Driving up, the visitor sees the tasting room and production spaces emerge effortlessly from the hillside. Inside, every space has a view to the vineyard, and the local landscape becomes art. Looking through the sweeping open space of the tasting room, whose shape is reflective of the idealized and almost-Platonic barn, you see a gentle a gentle rolling landscape, dotted with trees. The Alexander Valley has its own spirit; long the little sibling to the more heavily-built-up Napa to the east, the Valley has been recognized for its small wineries; its more intimate orientation to the production of wine; its status as an almost-secret (that is just now beginning to be told).
The history of the region also unfolds here. The winery’s exterior is clad in wood siding repurposed from 1930s wine tanks from Cherokee Winery, one of the valley’s pioneers of winemaking. Valley oak wood, used throughout, came from Middletown trees that died in the Valley Fire of 2015, their blackened trunks taking on new life in the winery.
The entry stair in the production department is built from repurposed wood from oak wine barrels, the red wine stains purposefully left. The material palette, dominantly steel and wood, reference the construction of a wine barrel, while wood slats at the end of the fermentation room shape light and shadow, reminiscent of the quality of light inside old barns – the way in which the sun, no matter how guarded, will still find a way in. The scent of wine permeates the space, until you step outside, when the scent of herbs fills the breeze.

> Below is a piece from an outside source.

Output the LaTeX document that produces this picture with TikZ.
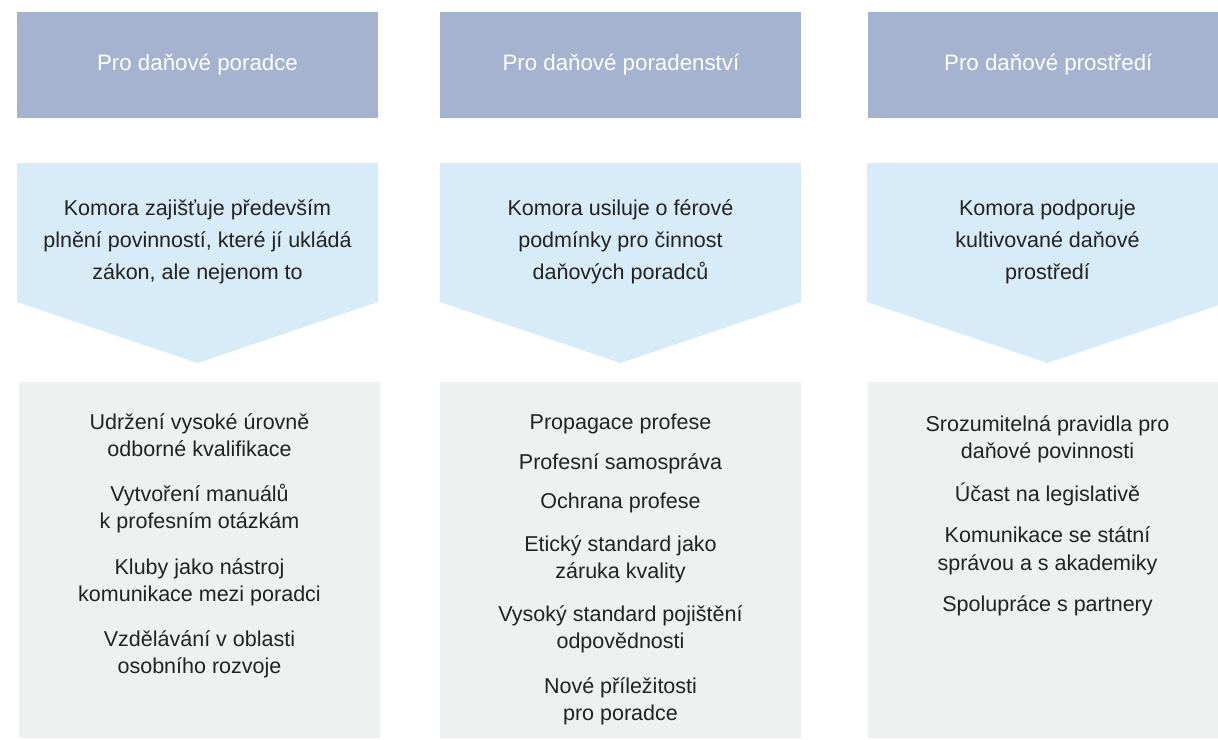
\documentclass[tikz,border=0pt]{standalone}
\usepackage{fontspec}
\setmainfont{Liberation Sans}
\usetikzlibrary{positioning}
\definecolor{headblue}{HTML}{A5B2D0}
\definecolor{goalblue}{HTML}{D7EBF8}
\definecolor{listgray}{HTML}{EFF0F0}
\definecolor{inkdark}{HTML}{222222}
\begin{document}
\begin{tikzpicture}[x=1pt, y=-1pt,
  head/.style={fill=headblue, text=white, minimum width=361pt, minimum height=106pt, inner sep=0pt, font=\fontsize{22.3}{26}\selectfont},
  goal/.style={text=inkdark, align=center, inner sep=0pt, font=\fontsize{21.5}{32}\selectfont},
  listbox/.style={fill=listgray, minimum width=361pt, minimum height=356pt, inner sep=0pt},
  items/.style={text=inkdark, align=center, inner sep=0pt, anchor=north, font=\fontsize{21.5}{27.5}\selectfont}]

\clip (0,0) rectangle (1218,739);

% Headers
\node (head1) [head] at (197.5,65) {Pro daňové poradce};
\node (head2) [head, right=62pt of head1] {Pro daňové poradenství};
\node (head3) [head, right=66pt of head2] {Pro daňové prostředí};

% Chevrons
\foreach \l in {17,440,867}
  \fill[goalblue] (\l,163) -- ++(361,0) -- ++(0,139) -- ++(-180.5,61) -- ++(-180.5,-61) -- cycle;

\node (goal1) [goal] at (197.5,242) {Komora zajišťuje především\\plnění povinností, které jí ukládá\\zákon, ale nejenom to};
\node (goal2) [goal] at (620.5,242) {Komora usiluje o férové\\podmínky pro činnost\\daňových poradců};
\node (goal3) [goal] at (1047.5,242) {Komora podporuje\\kultivované daňové\\prostředí};

% Lists
\node (list1) [listbox, anchor=north] at (199.5,382) {};
\node (list2) [listbox, right=60pt of list1] {};
\node (list3) [listbox, right=66pt of list2] {};

\node (items1) [items] at (199.5,413) {Udržení vysoké úrovně\\odborné kvalifikace\\[17pt]Vytvoření manuálů\\k profesním otázkám\\[18pt]Kluby jako nástroj\\komunikace mezi poradci\\[17pt]Vzdělávání v oblasti\\osobního rozvoje};
\node (items2) [items] at (620.5,414) {Propagace profese\\[12pt]Profesní samospráva\\[12pt]Ochrana profese\\[15pt]Etický standard jako\\záruka kvality\\[15pt]Vysoký standard pojištění\\odpovědnosti\\[17pt]Nové příležitosti\\pro poradce};
\node (items3) [items] at (1047.5,415) {Srozumitelná pravidla pro\\daňové povinnosti\\[15pt]Účast na legislativě\\[14pt]Komunikace se státní\\správou a s akademiky\\[14pt]Spolupráce s partnery};

\end{tikzpicture}
\end{document}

Water plays a central role in the region and in the production of wine. The LEED Platinum and nearly-net-zero-water winery, which is designed to use the least amount of water possible per gallon of wine produced, thinks also of the aesthetic role of water, as a reflective pool cuts its way through the tasting room. On sunny days, the pool reflects a window, which in turn reflects the pool.Nearby, a series of raised vegetable gardens contrast with the unfurling and untamed landscape beyond the winery’s borders. The smells, colors, movements of the garden connect to a larger cycle – the observation of seasonal changes, and the way in which we, as humans, can find delight in our lives through the knowledge that they are always changing.